We ourselves at Bravado have found tremendous success here with something called Revenue Recap. It’s a free guide we giveaway that details stats like: what % of sales reps are hitting quota each quarter, how sales compensation has changed by metro or position, and, etc. We also produce a number of short-form guides… like this one that you’re reading right now.
Best practices
1. Positioning yourself as a knowledge center.
Becoming the trusted source in your industry is critical to winning customers.
2. You don't need to write a long whitepaper.
You don’t need to write a long whitepaper (no one is going to read it) or spend tens of thousands to get value. I wrote this guide in 5 hours on a Google Doc one Saturday afternoon.
3. Add an infographic.
Adding charts and other visuals is a great way to increase shareability. Social ftw.
4. Find a buzzy stats.
Find a couple of controversial or buzzy stats to add in.

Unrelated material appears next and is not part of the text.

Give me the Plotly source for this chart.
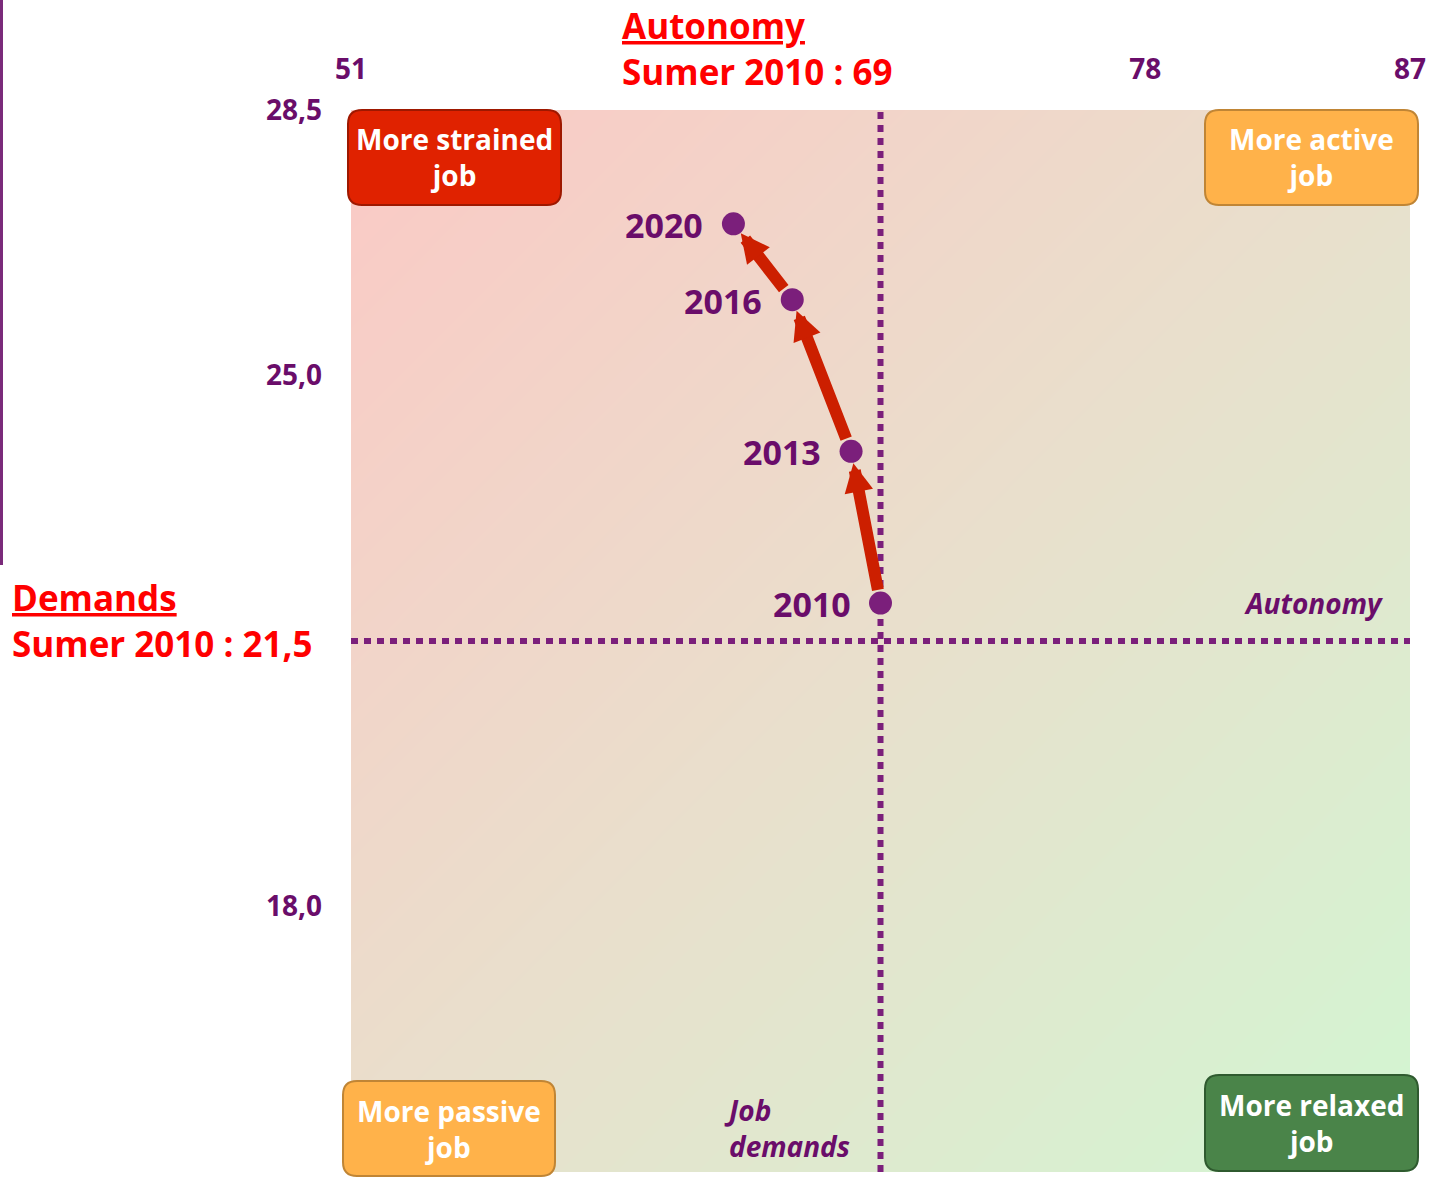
import plotly.graph_objects as go

# ---------------- data ----------------
years = ["2010", "2013", "2016", "2020"]
autonomy = [69.0, 68.0, 66.0, 64.0]
demands = [22.0, 24.0, 26.0, 27.0]

ref_autonomy = 69.0
ref_demands = 21.5

x_tickvals = [51, 78, 87]
x_ticktext = ["51", "78", "87"]
y_tickvals = [14.5, 18.0, 25.0, 28.5]
y_ticktext = ["14,5", "18,0", "25,0", "28,5"]
x_range = [51, 87]
y_range = [14.5, 28.5]

quadrant_labels = ["More strained<br>job", "More active<br>job", "More passive<br>job", "More relaxed<br>job"]

# ---------------- style / layout constants ----------------
W, H = 1430, 1187
ML, MR, MT, MB = 351, 20, 110, 15
PW, PH = W - ML - MR, H - MT - MB
FONT = "Open Sans, Lato, sans-serif"
PURPLE = "#6A0D6A"
DOT_PURPLE = "#7B1F7B"
RED = "#FF0000"
ARROW = "#CC1F00"

def px(xp):
    return (xp - ML) / PW

def py(yp):
    return (H - MB - yp) / PH

def rrect(x0, y0, x1, y1, r=14):
    X0, X1 = px(x0), px(x1)
    Y0, Y1 = py(y0), py(y1)
    rx, ry = r / PW, r / PH
    return (f"M {X0+rx},{Y0} L {X1-rx},{Y0} Q {X1},{Y0} {X1},{Y0-ry} "
            f"L {X1},{Y1+ry} Q {X1},{Y1} {X1-rx},{Y1} L {X0+rx},{Y1} "
            f"Q {X0},{Y1} {X0},{Y1+ry} L {X0},{Y0-ry} Q {X0},{Y0} {X0+rx},{Y0} Z")

box_geom = [(348, 110, 561, 205), (1205, 110, 1418, 205), (343, 1081, 555, 1176), (1205, 1075, 1418, 1171)]
box_fill = ["#E02200", "#FFB24A", "#FFB24A", "#4A8449"]
box_line = ["#9E1800", "#C08535", "#C08535", "#2F5A2F"]

fig = go.Figure()

fig.add_trace(go.Heatmap(
    x=x_range, y=y_range,
    z=[[0.5, 1.0], [0.0, 0.5]],
    colorscale=[[0, "#FBC9C5"], [0.5, "#E9DFCC"], [1, "#D2F6D2"]],
    zsmooth="best", showscale=False, hoverinfo="skip",
))

fig.add_trace(go.Scatter(x=[ref_autonomy, ref_autonomy], y=y_range, mode="lines",
                         line=dict(color=DOT_PURPLE, width=6, dash="7px,6px"),
                         hoverinfo="skip", showlegend=False))
fig.add_trace(go.Scatter(x=x_range, y=[ref_demands, ref_demands], mode="lines",
                         line=dict(color=DOT_PURPLE, width=6, dash="7px,6px"),
                         hoverinfo="skip", showlegend=False))

fig.add_trace(go.Scatter(x=autonomy, y=demands, mode="markers",
                         marker=dict(color=DOT_PURPLE, size=23),
                         showlegend=False))

annotations = []
for xv, yv, t in zip(autonomy, demands, years):
    annotations.append(dict(x=xv, y=yv, xref="x", yref="y", text=f"<b>{t}</b>",
                            showarrow=False, xanchor="right", yanchor="middle", xshift=-28, yshift=-1,
                            font=dict(family=FONT, size=34, color=PURPLE)))
for i in range(1, len(years)):
    annotations.append(dict(x=autonomy[i], y=demands[i], ax=autonomy[i-1], ay=demands[i-1],
                            xref="x", yref="y", axref="x", ayref="y", text="",
                            showarrow=True, arrowhead=2, arrowsize=0.48, arrowwidth=12,
                            arrowcolor=ARROW, standoff=12, startstandoff=12))
for (x0, y0, x1, y1), lab in zip(box_geom, quadrant_labels):
    annotations.append(dict(x=px((x0 + x1) / 2), y=py((y0 + y1) / 2), xref="paper", yref="paper",
                            xanchor="center", yanchor="middle", align="center",
                            text=f"<b>{lab}</b>", showarrow=False,
                            font=dict(family=FONT, size=28, color="white")))
annotations += [
    dict(x=px(620), y=py(48), xref="paper", yref="paper", xanchor="left", yanchor="middle", align="left",
         text="<b><u>Autonomy</u><br>Sumer 2010 : 69</b>", showarrow=False,
         font=dict(family=FONT, size=35, color=RED)),
    dict(x=px(10), y=py(620), xref="paper", yref="paper", xanchor="left", yanchor="middle", align="left",
         text="<b><u>Demands</u><br>Sumer 2010 : 21,5</b>", showarrow=False,
         font=dict(family=FONT, size=35, color=RED)),
    dict(x=px(1313), y=py(603), xref="paper", yref="paper", xanchor="center", yanchor="middle",
         text="<b><i>Autonomy</i></b>", showarrow=False, font=dict(family=FONT, size=28, color=PURPLE)),
    dict(x=px(722), y=py(1128), xref="paper", yref="paper", xanchor="left", yanchor="middle", align="left",
         text="<b><i>Job<br>demands</i></b>", showarrow=False, font=dict(family=FONT, size=28, color=PURPLE)),
]

shapes = []
for (x0, y0, x1, y1), fc, lc in zip(box_geom, box_fill, box_line):
    shapes.append(dict(type="path", xref="paper", yref="paper", path=rrect(x0, y0, x1, y1),
                       fillcolor=fc, line=dict(color=lc, width=2), layer="above"))
shapes.append(dict(type="line", xref="paper", yref="paper", x0=px(1.5), x1=px(1.5), y0=py(0), y1=py(565),
                   line=dict(color="#7A2A7A", width=3)))

fig.update_layout(
    width=W, height=H,
    margin=dict(l=ML, r=MR, t=MT, b=MB, autoexpand=False),
    paper_bgcolor="white", plot_bgcolor="white",
    showlegend=False,
    annotations=annotations,
    shapes=shapes,
    xaxis=dict(range=x_range, side="top", tickvals=x_tickvals,
               ticktext=[f"<b>{t}</b>" for t in x_ticktext],
               showgrid=False, zeroline=False, showline=False, ticks="",
               ticklabelstandoff=24, automargin=False,
               tickfont=dict(family=FONT, size=28, color=PURPLE), fixedrange=True),
    yaxis=dict(range=y_range, tickvals=y_tickvals,
               ticktext=[f"<b>{t}</b>" for t in y_ticktext],
               showgrid=False, zeroline=False, showline=False, ticks="",
               ticklabelstandoff=28, automargin=False,
               tickfont=dict(family=FONT, size=28, color=PURPLE), fixedrange=True),
    font=dict(family=FONT),
)

fig.write_html("out.html", config={"displayModeBar": False},
               post_script="document.body.style.margin='0';document.body.style.overflow='hidden';")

Things that people are gonna send to their peers with a “whoa did you see this??”
5. Add your own unique insight / voice your opinion.
If you don’t have any 1st party data to get unique insights, find stats scattered across the internet and assemble them onto a single place. Now add your unique commentary or POV and you’ve got something to claim as your own.
6. Add exclusive insights.
Insights gleaned from customers conversations are doubly awesome: not only do you get to learn from your clients, but then share those learnings as proprietary insights.
7. Don't forget to double-dip.
Repurposing in-person or online content by breaking it down to chunks is a great way to double-dip.